Dinanzi a questo scenario le responsabilità omissive sono pressoché generali e tra queste risaltano quelle dei vari governi oltre che di un parlamento sempre più sterilizzato nella sua attività ispettiva e di controllo. Appare, allora, veramente peregrina la polemica di chi vuole colpevolizzare l’intero PD per aver lasciato nella sua solitudine tentatrice il Monte dei Paschi invece che agevolarne l’ingresso in un grande polo bancario-assicurativo quando il responsabile di tutto questo è stato il trinomio Amato-Bassanini-partito senese forte dei suoi collegamenti anche internazionali. Altrettanto peregrina è quella di colpevolizzare tutte le Fondazioni senza delle quali, è bene dirlo con chiarezza, i nostri istituti di credito sarebbero stati controllati da banche straniere visto che il nostro capitalismo non è stato capace di difendere alcunché in questi anni, dalla Edison alla Parmalat, dall’Avio a tante altre aziende passate sotto il controllo estero senza alcuna reciprocità lasciandoci, così, andare ad una internazionalizzazione passiva della nostra struttura produttiva. Terza ed ultima considerazione, l’accordo Nomura-Montepaschi ancora una volta denuncia come veleno quella innovazione finanziaria fatta di derivati, swap, futures ed altre diavolerie che hanno lasciato crescere quel capitalismo finanziario selvaggio che sta mettendo in crisi l’economia reale dell’occidente e i suoi modelli democratici.

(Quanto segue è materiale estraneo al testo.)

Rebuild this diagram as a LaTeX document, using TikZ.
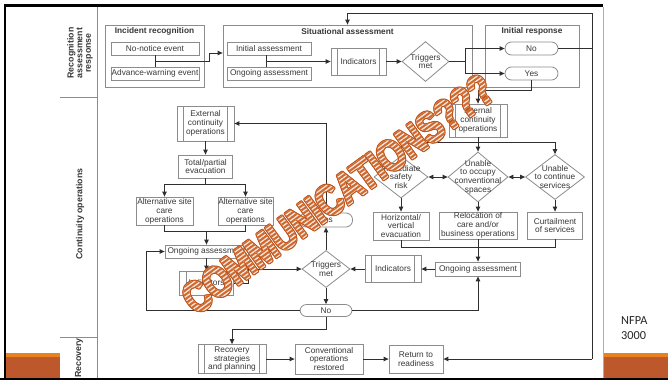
\documentclass[tikz,border=0pt]{standalone}
\usepackage{fontspec}
\setmainfont{Liberation Sans}
\newfontfamily\calfont{Carlito}
\newfontfamily\commfont[FakeStretch=0.76, FakeBold=2]{Liberation Sans}
\usetikzlibrary{shapes.geometric,arrows.meta,calc}
\definecolor{linec}{HTML}{2F2F2F}
\definecolor{boxc}{HTML}{8C8C8C}
\definecolor{txtc}{HTML}{383838}
\definecolor{orA}{HTML}{E8821E}
\definecolor{orB}{HTML}{BD582C}
\definecolor{ovS}{HTML}{D2682C}
\definecolor{ovO}{HTML}{C0561C}
\definecolor{ovW}{HTML}{F3EAE3}
\tikzset{
  wh/.style 2 args={minimum width=#1pt, minimum height=#2pt},
  box/.style={draw=boxc, line width=0.8pt, fill=white, inner sep=0pt, align=center, text=txtc, font=\fontsize{8.3}{8.9}\selectfont},
  grp/.style={draw=boxc, line width=0.8pt, inner sep=0pt},
  pbox/.style={box, path picture={
    \draw[boxc, line width=0.8pt] ([xshift=6.5pt]path picture bounding box.north west) -- ([xshift=6.5pt]path picture bounding box.south west);
    \draw[boxc, line width=0.8pt] ([xshift=-6.5pt]path picture bounding box.north east) -- ([xshift=-6.5pt]path picture bounding box.south east);}},
  pill/.style={box, rounded corners=6.5pt},
  dia/.style={draw=boxc, line width=0.8pt, fill=white, diamond, inner sep=0pt},
  dtxt/.style={inner sep=0pt, align=center, text=txtc, font=\fontsize{8.3}{8.6}\selectfont},
  ttl/.style={inner sep=0pt, text=txtc, font=\fontsize{8.3}{9}\selectfont\bfseries},
  lane/.style={inner sep=0pt, align=center, rotate=90, text=txtc, font=\fontsize{8.8}{8.6}\selectfont\bfseries},
  con/.style={draw=linec, line width=0.9pt},
  arr/.style={con, -{Triangle[length=5pt,width=4.5pt]}},
  darr/.style={con, {Triangle[length=5pt,width=4.5pt]}-{Triangle[length=5pt,width=4.5pt]}},
  ovl/.style={inner sep=0pt, transform shape, font=\commfont\bfseries\fontsize{44}{44}\selectfont},
  nf/.style={inner sep=0pt, text=black!85, font=\calfont\fontsize{12.3}{14}\selectfont},
}
\begin{document}
\begin{tikzpicture}[x=1pt,y=-1pt]
\useasboundingbox (0,0) rectangle (668,380);
\fill[white] (0,0) rectangle (668,380);
% slide frame
\fill[orA] (6,353) rectangle (60,357);
\fill[orB] (6,357) rectangle (60,378);
\fill[orA] (603,353) rectangle (668,357);
\fill[orB] (603,357) rectangle (668,378);
\draw[black, line width=2pt] (5,4) -- (5,380);
\draw[black, line width=2pt] (0,379) -- (668,379);
\draw[black, line width=3pt] (4,5.5) -- (603,5.5);
\draw[boxc!70, line width=1pt] (603,7) -- (603,378);
% lanes
\draw[boxc, line width=0.9pt] (97,7) -- (97,378);
\draw[boxc, line width=0.9pt] (60,97) -- (97,97);
\draw[boxc, line width=0.9pt] (60,337) -- (97,337);
\node[lane] (l1) at (80,53) {Recognition\\assessment\\response};
\node[lane] (l2) at (80,214) {Continuity operations};
\node[lane] (l3) at (79,358) {Recovery};
% top lane groups
\node[grp, wh={99}{62}] (ir) at (154.5,56) {};
\node[ttl] (irt) at (154.5,31.5) {Incident recognition};
\node[grp, wh={249}{62}] (sa) at (347.5,56) {};
\node[ttl] (sat) at (347.5,31.5) {Situational assessment};
\node[grp, wh={94}{62}] (irp) at (532,56) {};
\node[ttl] (irpt) at (532,31.5) {Initial response};
% top lane nodes
\node[box, wh={88}{13}] (nonotice) at (155,48.5) {No-notice event};
\node[box, wh={88}{13}] (advwarn) at (155,73.5) {Advance-warning event};
\node[box, wh={84}{13}] (initass) at (269,48.5) {Initial assessment};
\node[box, wh={84}{13}] (ongass1) at (269,73.5) {Ongoing assessment};
\node[pbox, wh={55}{27}] (ind1) at (358.5,61.5) {Indicators};
\node[dia, wh={47}{40}] (trig1) at (425.5,61.5) {};
\node[dtxt] (trig1t) at (425.5,61.5) {Triggers\\met};
\node[pill, wh={53}{13}] (no1) at (531.5,48.5) {No};
\node[pill, wh={53}{13}] (yes1) at (531.5,73.5) {Yes};
% continuity lane
\node[pbox, wh={58}{33}] (ico) at (478,120.5) {Internal\\continuity\\operations};
\node[dia, wh={54}{42}] (isr) at (401,177) {};
\node[dtxt] (isrt) at (401,177) {Immediate\\safety\\risk};
\node[dia, wh={60}{50}] (uoc) at (478,177) {};
\node[dtxt] (uoct) at (478,177) {Unable\\to occupy\\conventional\\spaces};
\node[dia, wh={59}{45}] (ucs) at (555,177) {};
\node[dtxt] (ucst) at (555,177) {Unable\\to continue\\services};
\node[box, wh={56}{28}] (hve) at (401,226) {Horizontal/\\vertical\\evacuation};
\node[box, wh={78}{27}] (rel) at (478,225.5) {Relocation of\\care and/or\\business operations};
\node[box, wh={55}{27}] (cur) at (555,225.5) {Curtailment\\of services};
\node[box, wh={85}{14}] (ongass2) at (478,269) {Ongoing assessment};
\node[pbox, wh={56}{27}] (ind2) at (393,269) {Indicators};
\node[dia, wh={48}{37}] (trig2) at (326,269) {};
\node[dtxt] (trig2t) at (326,269) {Triggers\\met};
\node[pill, wh={53}{14}] (yes2) at (326,220) {Yes};
\node[pill, wh={52}{12}] (no2) at (326,310.5) {No};
\node[pbox, wh={57}{35}] (eco) at (205.5,123.5) {External\\continuity\\operations};
\node[box, wh={54}{23}] (tpe) at (205.5,166.5) {Total/partial\\evacuation};
\node[box, wh={57}{28}] (asc1) at (164.5,211) {Alternative site\\care\\operations};
\node[box, wh={55}{28}] (asc2) at (245.5,211) {Alternative site\\care\\operations};
\node[box, wh={83}{13}] (ongL) at (206.5,251.5) {Ongoing assessment};
\node[pbox, wh={54}{24}] (ind3) at (206.5,283) {Indicators};
% recovery lane
\node[pbox, wh={68}{29}] (rsp) at (232,359) {Recovery\\strategies\\and planning};
\node[box, wh={68}{30}] (cor) at (329,359) {Conventional\\operations\\restored};
\node[box, wh={54}{28}] (rtr) at (416,359) {Return to\\readiness};
% helper coordinates
\coordinate (c53) at (0,53);
\coordinate (j2) at (266,61.5);
\coordinate (j3) at (465,61.5);
\coordinate (tr) at (592,13);
\coordinate (j4) at (478,142);
\coordinate (j6) at (206.5,231);
\coordinate (c146) at (146,0);
% top connectors
\draw[con] (nonotice.south) -- (advwarn.north);
\coordinate (j1) at ($(nonotice.south)!0.5!(advwarn.north)$);
\draw[arr] (j1) -- ++(54,0) -- ++(0,-8) -- (sa.west |- c53);
\draw[con] (j2 |- initass.south) -- (j2 |- ongass1.north);
\draw[arr] (j2) -- (ind1.west);
\draw[arr] (ind1.east) -- (trig1.west);
\draw[con] (trig1.east) -- (j3);
\draw[arr] (j3) |- (no1.west);
\draw[arr] (j3) |- (yes1.west);
\draw[con] (no1.east) -- (no1.east -| tr);
\draw[arr] (tr |- rtr.east) -- (tr) -| (sa.north);
\draw[arr] (tr |- rtr.east) -- (rtr.east);
\draw[arr] (yes1.south) -- ++(0,10) -| (ico.north);
% continuity connectors
\draw[con] (ico.south) -- (j4);
\draw[con] (j4 -| isr.north) -- (j4 -| ucs.north);
\draw[arr] (j4 -| isr.north) -- (isr.north);
\draw[arr] (j4) -- (uoc.north);
\draw[arr] (j4 -| ucs.north) -- (ucs.north);
\draw[darr] (isr.east) -- (uoc.west);
\draw[darr] (uoc.east) -- (ucs.west);
\draw[arr] (isr.south) -- (hve.north);
\draw[arr] (uoc.south) -- (rel.north);
\draw[arr] (ucs.south) -- (cur.north);
\draw[con] (hve.south) -- ++(0,7) -| (cur.south);
\draw[arr] (rel.south) -- (ongass2.north);
\draw[arr] (ongass2.west) -- (ind2.east);
\draw[arr] (ind2.west) -- (trig2.east);
\draw[arr] (trig2.north) -- (yes2.south);
\draw[arr] (trig2.south) -- (no2.north);
\draw[arr] (yes2.north) |- (eco.east);
\draw[arr] (eco.south) -- (tpe.north);
\draw[con] (tpe.south) -- ++(0,6) coordinate (j5);
\draw[arr] (j5) -| (asc1.north);
\draw[arr] (j5) -| (asc2.north);
\draw[con] (asc1.south) -- ++(0,6) -| (asc2.south);
\draw[arr] (j6) -- (ongL.north);
\draw[arr] (ongL.south) -- (ind3.north);
\draw[arr] (ind3.east) -- ++(15,0) |- (trig2.west);
\draw[arr] (no2.west) -- (no2.west -| c146) |- (ongL.west);
\draw[arr] (no2.east) -| (ongass2.south);
\draw[arr] (no2.south) -- ++(0,13) -| (rsp.north);
% recovery connectors
\draw[arr] (rsp.east) -- (cor.west);
\draw[arr] (cor.east) -- (rtr.west);
% side text
\node[nf, anchor=base west] (nf1) at (621,324) {NFPA};
\node[nf, anchor=base west] (nf2) at (621,339) {3000};
% overlay
\begin{scope}[shift={(338,194)}, rotate=36]
  \foreach \dx/\dy [count=\i] in {1.2/0,-1.2/0,0/1.2,0/-1.2,0.85/0.85,-0.85/0.85,0.85/-0.85,-0.85/-0.85}{
    \node[ovl, text=ovO] (commO\i) at (\dx pt,\dy pt) {COMMUNICATIONS???};}
  \node[ovl, text=ovW] (comm) at (0,0) {COMMUNICATIONS???};
  \foreach \k [count=\i] in {-7,...,7}{
    \begin{scope}
      \clip (-260pt,\k*3.6pt) rectangle (260pt,\k*3.6pt+2pt);
      \node[ovl, text=ovS] (commS\i) at (0,0) {COMMUNICATIONS???};
    \end{scope}}
\end{scope}
\end{tikzpicture}
\end{document}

E mentre i partiti si rinfacciano di tutto e di più nessuno di essi ha speso una sola parola per invocare una nuova disciplina dei mercati finanziari impegnandosi a mettere sul tavolo del consiglio dei capi di Stato e di governo dell’Europa comunitaria il tema della finanziarizzazione dell’economia e dei suoi devastanti effetti sulle democrazie occidentali.
Più che una commissione d’inchiesta che si sovrapporrebbe all’azione della magistratura sarebbe utile, invece, una commissione d’indagine per capire i punti critici del nostro ordinamento bancario e dei poteri delle autorità di controllo. Forse un’utopia, la nostra, vista la corsa in atto verso un parlamento di neofiti e in molti casi anche di sprovveduti. Politicamente parlando naturalmente.